Minimax Algorithm: How Chess Engines Choose the Best Move
When a chess engine looks at a position, it does not rely on intuition or experience. Instead, it assumes two things:
It will always try to play the best possible move
Its opponent will also always try to play the best possible move
The Minimax algorithm is built entirely on these assumptions. It is the foundation of classical chess engines and many other game-playing programs.
What Problem Does Minimax Solve?
In chess, every move leads to multiple responses, and each response leads to more moves. This creates a game tree.
The goal of Minimax is to:
Explore this game tree up to a certain depth
Evaluate the resulting positions
Choose the move that leads to the best guaranteed outcome
Max and Min Players
Max player: the chess engine (tries to maximize the score)
Min player: the opponent (tries to minimize the score)
At each level of the tree:
Max chooses the move with the highest value
Min chooses the move with the lowest value
Why We Need an Evaluation Function
It is impossible to search until checkmate in most positions.
So, Minimax searches to a fixed depth and then evaluates the board.
Example evaluation logic:
Material advantage
Piece activity
King safety
Pawn structure
The evaluation function converts a board position into a numeric score.
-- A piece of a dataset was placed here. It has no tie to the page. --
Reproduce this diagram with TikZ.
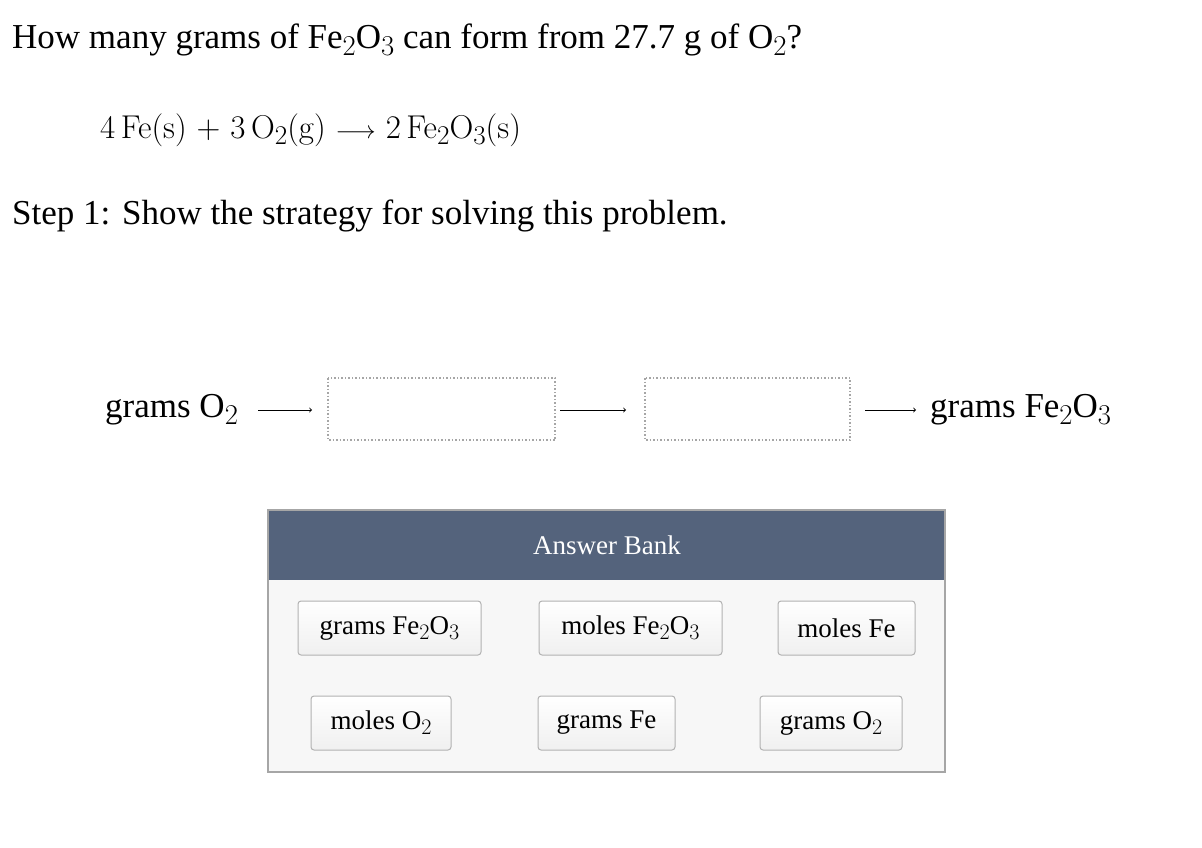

Minimax Algorithm (Conceptual Flow)
Generate all legal moves
Apply a move to get a new position
Recursively evaluate future positions
Choose the best score based on whose turn it is
Simple Minimax Implementation in C++
Below is a simplified C++ version of Minimax.
This example focuses on structure, not full chess rules.
#include <iostream>
#include <vector>
#include <limits>
using namespace std;
const int INF = numeric_limits<int>::max();
// Placeholder evaluation function
int evaluateBoard() {
// Positive score = good for engine
// Negative score = good for opponent
return rand() % 200 - 100;
}
// Placeholder move generation
vector<int> generateMoves() {
// Each integer represents a move (simplified)
return {1, 2, 3};
}
// Minimax function
int minimax(int depth, bool isMaxPlayer) {
if (depth == 0) {
return evaluateBoard();
}
vector<int> moves = generateMoves();
if (isMaxPlayer) {
int bestScore = -INF;
for (int move : moves) {
// makeMove(move);
int score = minimax(depth - 1, false);
// undoMove(move);
bestScore = max(bestScore, score);
}
return bestScore;
} else {
int bestScore = INF;
for (int move : moves) {
// makeMove(move);
int score = minimax(depth - 1, true);
// undoMove(move);
bestScore = min(bestScore, score);
}
return bestScore;
}
}
Choosing the Best Move
To select the actual move, we evaluate all possible root moves.
int findBestMove(int depth) {
vector<int> moves = generateMoves();
int bestMove = -1;
int bestScore = -INF;
for (int move : moves) {
// makeMove(move);
int score = minimax(depth - 1, false);
// undoMove(move);
if (score > bestScore) {
bestScore = score;
bestMove = move;
}
}
return bestMove;
}
Time Complexity
Let:
b= branching factor (≈ 35 in chess)d= search depth
Time complexity:
O(b^d)
This exponential growth is the biggest limitation of Minimax.
Why Minimax Alone Is Not Enough for Chess
Minimax works, but it is too slow on its own.
Problems:
Explores every possible move
Cannot search deep enough
Becomes unusable without optimizations
This is why real chess engines combine Minimax with:
Alpha–Beta Pruning
Move ordering
Transposition tables
Quiescence search
Relationship with Alpha–Beta Pruning
Minimax defines what decision to make.
Alpha–Beta Pruning defines what can be safely ignored.
Alpha–Beta does not replace Minimax.
It makes Minimax practical.
Where Minimax Is Used Beyond Chess
Tic-Tac-Toe
Checkers
Connect Four
Turn-based strategy games
Game AI in general
Any game with:
Two players
Perfect information
Turn-based moves
Final Thoughts
Minimax is simple in idea but powerful in impact.
It models rational decision-making under perfect information.
While modern chess engines use neural networks and massive optimizations, Minimax remains the core decision-making principle underneath it all.
Understanding Minimax is the first real step toward understanding how chess engines think.